After all the learnings of design principles, color theory and compostion there comes the final line that breaks our heart — design has no rules. Then, what’s the whole point of going through the ‘rules’. Of course unlearning is also an essential part of learning, but it feels like you’ve ended where you started.

From newspaper designs in 90 whatever to social media design in 20 whatever, we’ve come a long long way. If it’s visual exposures that we are talking about, we are already tanned and tired. An average Adam sees a million designs a day. Some ‘good’ designs with perfect alignment and some ‘bad’ designs with comic sans. Some ‘good’ designs with brutal textures and some ‘bad’ designs with Helvetica.

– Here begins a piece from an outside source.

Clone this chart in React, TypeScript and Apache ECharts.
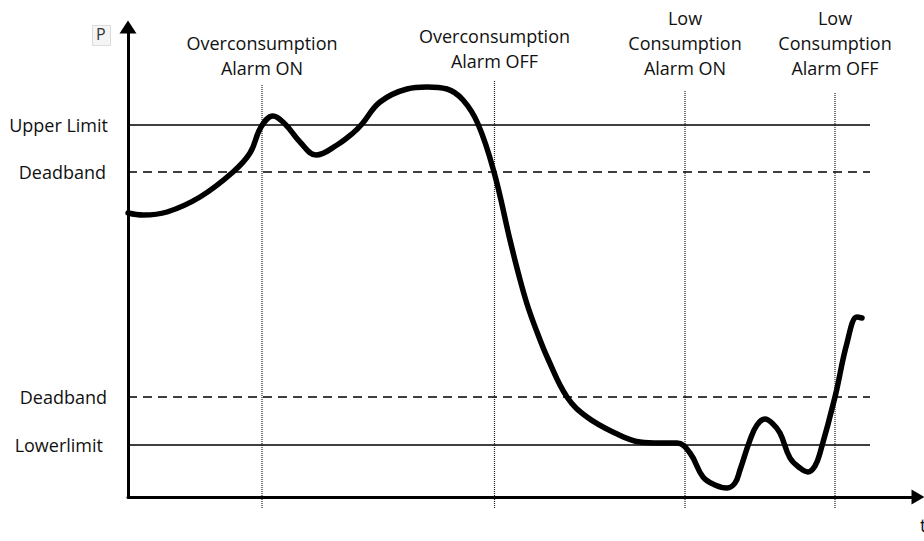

What’s a good design and what’s a bad design?
Not easy to answer. Perhaps, impossible. You can be judgemental, but never correct. Because, design, by nature is subjective.

What’s a good pizza and what’s a bad pizza?
Damn odor, mouldy, too hard of a crust, greasy cheese, spoilt toppings and more. You can be certain.

Do we still debate about what’s a good and what’s a bad design?
No. Design cannot be good or bad. It’s not pizza. The question is, does it work or not.

Well, that’s a better question to ask.

Design is (in a way) like beauty. You can say someone/something is beautiful if it satisfies your criterias. Every individual has his or her own criterias to say ‘it’s beautiful’. It’s a perception. So is good design. The real question to validate a design should be ‘does it work?’

Every design has a purpose. It has to. Unless the designer intends not to. The purpose is to solve a problem.

d̶e̶s̶i̶g̶n̶ ̶t̶o̶ ̶m̶a̶k̶e̶ ̶i̶t̶ ̶b̶e̶a̶u̶t̶i̶f̶u̶l̶
design to solve a problem

When the design is to solve a problem, it sets a clear validation. You know if it works or not. It no more seeks for judgmental opinions. It is no more in the good vs bad debate.

Before you get to the blank canvas, ask “Okay, so what’s the purpose of this design?” To elaborate : Who is it for? Where does it go? What does it has to convey? What should be the emotional reaction? and so on.

The questions set a brief or checklist that the design has to meet. And when the same is revisited after the designs are done, there will be a clear metric to judge the design.